• [Entries]
• • • • • • •

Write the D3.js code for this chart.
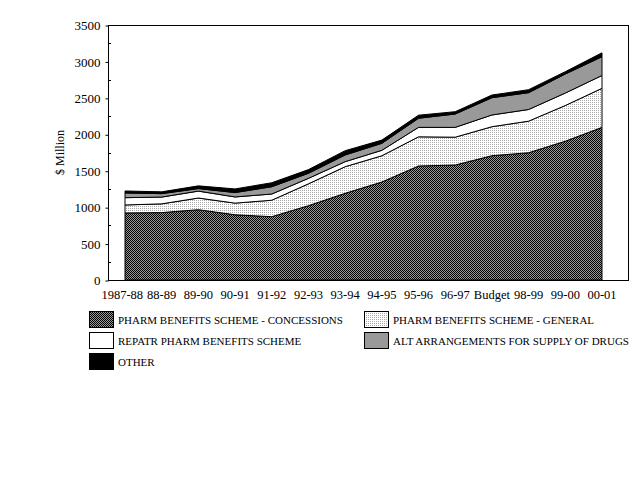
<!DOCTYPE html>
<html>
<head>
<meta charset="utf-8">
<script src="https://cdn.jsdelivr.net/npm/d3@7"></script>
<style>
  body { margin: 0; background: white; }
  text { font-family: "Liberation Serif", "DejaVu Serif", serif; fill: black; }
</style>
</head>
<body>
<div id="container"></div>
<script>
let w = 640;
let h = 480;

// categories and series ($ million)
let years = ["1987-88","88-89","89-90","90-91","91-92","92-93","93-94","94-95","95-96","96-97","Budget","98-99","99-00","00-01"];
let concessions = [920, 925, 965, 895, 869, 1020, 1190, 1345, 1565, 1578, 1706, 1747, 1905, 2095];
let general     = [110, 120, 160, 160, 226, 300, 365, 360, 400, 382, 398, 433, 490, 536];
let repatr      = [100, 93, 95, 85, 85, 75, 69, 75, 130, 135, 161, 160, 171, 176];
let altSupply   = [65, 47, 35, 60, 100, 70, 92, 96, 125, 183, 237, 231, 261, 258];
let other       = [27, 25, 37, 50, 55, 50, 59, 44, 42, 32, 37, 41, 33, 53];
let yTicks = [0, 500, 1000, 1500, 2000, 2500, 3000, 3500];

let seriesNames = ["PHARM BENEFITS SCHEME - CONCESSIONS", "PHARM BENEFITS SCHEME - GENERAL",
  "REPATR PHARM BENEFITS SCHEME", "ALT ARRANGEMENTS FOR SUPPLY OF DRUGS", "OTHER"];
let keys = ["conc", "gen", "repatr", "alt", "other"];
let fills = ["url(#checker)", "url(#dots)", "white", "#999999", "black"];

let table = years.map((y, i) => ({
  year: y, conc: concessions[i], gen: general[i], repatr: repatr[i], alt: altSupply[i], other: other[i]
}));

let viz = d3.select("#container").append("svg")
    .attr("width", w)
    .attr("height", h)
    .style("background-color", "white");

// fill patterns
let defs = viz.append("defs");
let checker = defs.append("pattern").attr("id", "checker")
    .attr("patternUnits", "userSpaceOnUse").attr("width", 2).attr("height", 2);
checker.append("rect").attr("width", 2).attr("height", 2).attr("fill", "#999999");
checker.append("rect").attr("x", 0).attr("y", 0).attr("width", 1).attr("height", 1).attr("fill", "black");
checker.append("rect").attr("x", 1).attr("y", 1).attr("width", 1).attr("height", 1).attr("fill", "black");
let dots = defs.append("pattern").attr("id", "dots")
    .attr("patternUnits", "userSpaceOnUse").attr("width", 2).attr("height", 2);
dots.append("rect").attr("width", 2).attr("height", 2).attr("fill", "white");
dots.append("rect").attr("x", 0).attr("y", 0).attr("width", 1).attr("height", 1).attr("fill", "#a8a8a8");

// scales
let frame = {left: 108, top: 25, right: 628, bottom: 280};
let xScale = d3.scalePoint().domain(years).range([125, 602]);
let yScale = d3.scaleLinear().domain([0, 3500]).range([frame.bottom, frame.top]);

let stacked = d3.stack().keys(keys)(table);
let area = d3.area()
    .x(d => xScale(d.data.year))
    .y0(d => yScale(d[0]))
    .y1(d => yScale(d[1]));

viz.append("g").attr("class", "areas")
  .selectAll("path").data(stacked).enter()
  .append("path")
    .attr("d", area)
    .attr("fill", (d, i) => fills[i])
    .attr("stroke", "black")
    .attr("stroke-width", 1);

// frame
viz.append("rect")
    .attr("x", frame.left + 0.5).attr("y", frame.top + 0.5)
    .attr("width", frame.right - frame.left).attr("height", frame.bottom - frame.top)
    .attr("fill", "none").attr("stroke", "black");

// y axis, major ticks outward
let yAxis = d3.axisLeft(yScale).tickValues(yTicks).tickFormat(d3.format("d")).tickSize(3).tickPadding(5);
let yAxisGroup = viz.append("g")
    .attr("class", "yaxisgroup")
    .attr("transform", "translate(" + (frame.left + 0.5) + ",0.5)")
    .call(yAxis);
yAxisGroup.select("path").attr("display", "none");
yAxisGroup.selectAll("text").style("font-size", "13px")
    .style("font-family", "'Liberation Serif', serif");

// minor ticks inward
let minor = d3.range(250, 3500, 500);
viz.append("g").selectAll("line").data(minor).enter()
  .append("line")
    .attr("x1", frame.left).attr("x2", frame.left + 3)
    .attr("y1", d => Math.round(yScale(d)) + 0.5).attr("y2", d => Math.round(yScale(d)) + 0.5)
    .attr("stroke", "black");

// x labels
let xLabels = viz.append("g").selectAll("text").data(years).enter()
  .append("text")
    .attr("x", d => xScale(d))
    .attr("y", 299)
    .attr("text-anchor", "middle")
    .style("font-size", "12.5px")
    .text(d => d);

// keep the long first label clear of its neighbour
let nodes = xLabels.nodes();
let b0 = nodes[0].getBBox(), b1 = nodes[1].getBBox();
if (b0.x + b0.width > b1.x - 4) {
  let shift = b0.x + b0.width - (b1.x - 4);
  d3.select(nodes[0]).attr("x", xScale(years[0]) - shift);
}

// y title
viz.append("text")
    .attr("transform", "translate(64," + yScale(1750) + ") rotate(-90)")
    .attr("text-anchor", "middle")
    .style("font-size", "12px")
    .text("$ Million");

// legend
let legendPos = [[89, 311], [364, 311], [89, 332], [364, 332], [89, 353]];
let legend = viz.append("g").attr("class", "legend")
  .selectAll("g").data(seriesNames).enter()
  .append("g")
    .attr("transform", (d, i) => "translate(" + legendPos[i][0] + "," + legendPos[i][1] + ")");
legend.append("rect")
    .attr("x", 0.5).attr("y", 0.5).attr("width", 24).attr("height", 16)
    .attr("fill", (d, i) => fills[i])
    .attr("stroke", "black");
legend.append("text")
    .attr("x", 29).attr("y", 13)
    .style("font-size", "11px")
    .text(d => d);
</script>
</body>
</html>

• • • • • • •

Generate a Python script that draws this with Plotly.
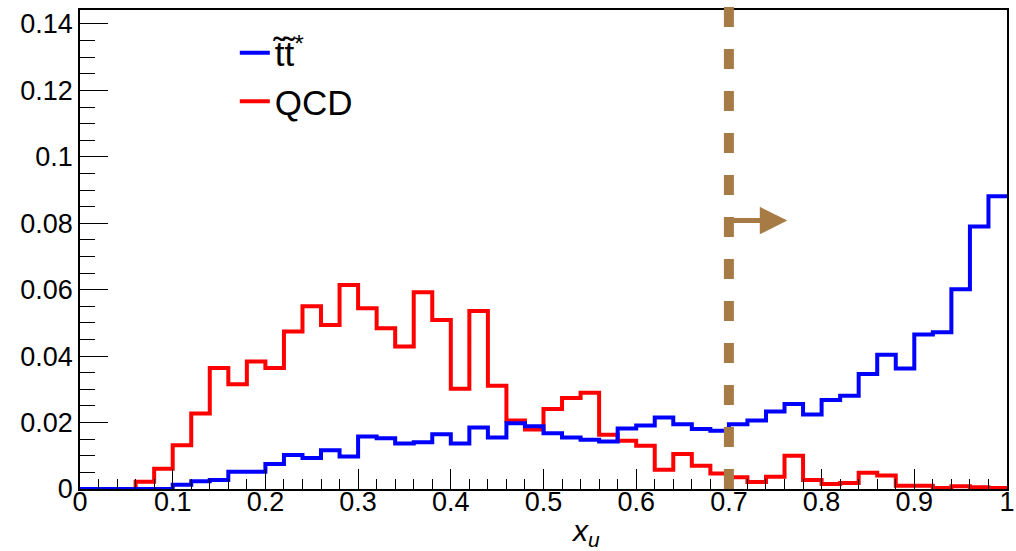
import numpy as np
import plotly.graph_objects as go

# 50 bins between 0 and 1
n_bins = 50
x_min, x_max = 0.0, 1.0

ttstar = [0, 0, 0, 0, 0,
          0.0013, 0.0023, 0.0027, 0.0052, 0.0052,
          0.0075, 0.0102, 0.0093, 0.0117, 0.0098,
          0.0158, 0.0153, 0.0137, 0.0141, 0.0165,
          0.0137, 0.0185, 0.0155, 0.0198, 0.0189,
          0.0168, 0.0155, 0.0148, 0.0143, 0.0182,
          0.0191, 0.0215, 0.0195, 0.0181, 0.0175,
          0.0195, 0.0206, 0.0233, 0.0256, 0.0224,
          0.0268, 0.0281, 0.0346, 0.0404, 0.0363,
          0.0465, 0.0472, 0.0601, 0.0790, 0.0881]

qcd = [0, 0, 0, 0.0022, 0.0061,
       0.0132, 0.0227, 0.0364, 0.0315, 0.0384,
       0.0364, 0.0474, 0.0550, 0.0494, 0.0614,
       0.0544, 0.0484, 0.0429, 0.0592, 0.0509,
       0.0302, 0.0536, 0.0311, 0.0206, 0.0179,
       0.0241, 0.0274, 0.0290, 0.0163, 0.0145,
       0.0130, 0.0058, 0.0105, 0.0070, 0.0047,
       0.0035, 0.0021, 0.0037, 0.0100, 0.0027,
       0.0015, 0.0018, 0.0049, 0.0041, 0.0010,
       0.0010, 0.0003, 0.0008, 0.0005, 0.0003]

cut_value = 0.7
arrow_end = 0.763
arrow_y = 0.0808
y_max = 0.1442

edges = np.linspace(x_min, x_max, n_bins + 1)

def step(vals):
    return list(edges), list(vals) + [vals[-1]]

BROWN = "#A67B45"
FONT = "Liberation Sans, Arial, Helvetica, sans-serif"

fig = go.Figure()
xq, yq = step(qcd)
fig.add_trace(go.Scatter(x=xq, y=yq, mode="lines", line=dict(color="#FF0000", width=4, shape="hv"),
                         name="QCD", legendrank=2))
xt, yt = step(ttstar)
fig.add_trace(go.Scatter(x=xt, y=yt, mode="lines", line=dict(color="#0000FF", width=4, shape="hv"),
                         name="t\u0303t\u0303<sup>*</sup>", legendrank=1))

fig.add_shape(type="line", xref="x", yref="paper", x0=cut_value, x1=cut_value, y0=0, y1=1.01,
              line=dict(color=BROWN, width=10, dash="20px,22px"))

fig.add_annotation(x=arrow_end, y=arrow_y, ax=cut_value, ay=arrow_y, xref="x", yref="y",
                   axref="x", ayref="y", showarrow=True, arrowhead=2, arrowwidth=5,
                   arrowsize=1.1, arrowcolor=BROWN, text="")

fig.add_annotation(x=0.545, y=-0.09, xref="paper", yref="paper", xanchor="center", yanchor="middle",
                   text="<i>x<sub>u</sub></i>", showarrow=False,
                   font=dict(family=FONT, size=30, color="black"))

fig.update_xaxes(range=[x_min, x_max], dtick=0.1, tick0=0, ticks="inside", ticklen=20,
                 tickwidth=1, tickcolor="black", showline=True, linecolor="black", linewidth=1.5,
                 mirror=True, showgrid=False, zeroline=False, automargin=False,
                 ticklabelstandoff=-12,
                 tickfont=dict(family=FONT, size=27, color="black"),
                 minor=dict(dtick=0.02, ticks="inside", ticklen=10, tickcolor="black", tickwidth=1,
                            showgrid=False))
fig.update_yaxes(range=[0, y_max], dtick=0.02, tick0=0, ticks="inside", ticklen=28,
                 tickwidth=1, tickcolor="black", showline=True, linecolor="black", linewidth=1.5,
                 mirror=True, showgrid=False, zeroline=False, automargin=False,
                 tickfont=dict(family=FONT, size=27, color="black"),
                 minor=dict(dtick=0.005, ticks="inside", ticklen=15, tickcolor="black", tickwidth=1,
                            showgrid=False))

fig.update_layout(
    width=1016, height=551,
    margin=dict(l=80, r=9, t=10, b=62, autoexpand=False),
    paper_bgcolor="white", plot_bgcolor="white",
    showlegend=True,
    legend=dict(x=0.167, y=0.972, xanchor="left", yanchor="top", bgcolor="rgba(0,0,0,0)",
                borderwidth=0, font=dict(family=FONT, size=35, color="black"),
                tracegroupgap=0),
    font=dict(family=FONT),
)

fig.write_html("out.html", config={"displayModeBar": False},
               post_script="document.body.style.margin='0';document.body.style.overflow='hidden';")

• • • • • • •

• [Stated goal]
From the records above, quote word for word only the lines beginning at the line that has "Write the D3.js code for this chart." and stopping after the line that has "let h = 480;". Omit the pictures.

• [Response to the task]
Write the D3.js code for this chart.
<!DOCTYPE html>
<html>
<head>
<meta charset="utf-8">
<script src="https://cdn.jsdelivr.net/npm/d3@7"></script>
<style>
  body { margin: 0; background: white; }
  text { font-family: "Liberation Serif", "DejaVu Serif", serif; fill: black; }
</style>
</head>
<body>
<div id="container"></div>
<script>
let w = 640;
let h = 480;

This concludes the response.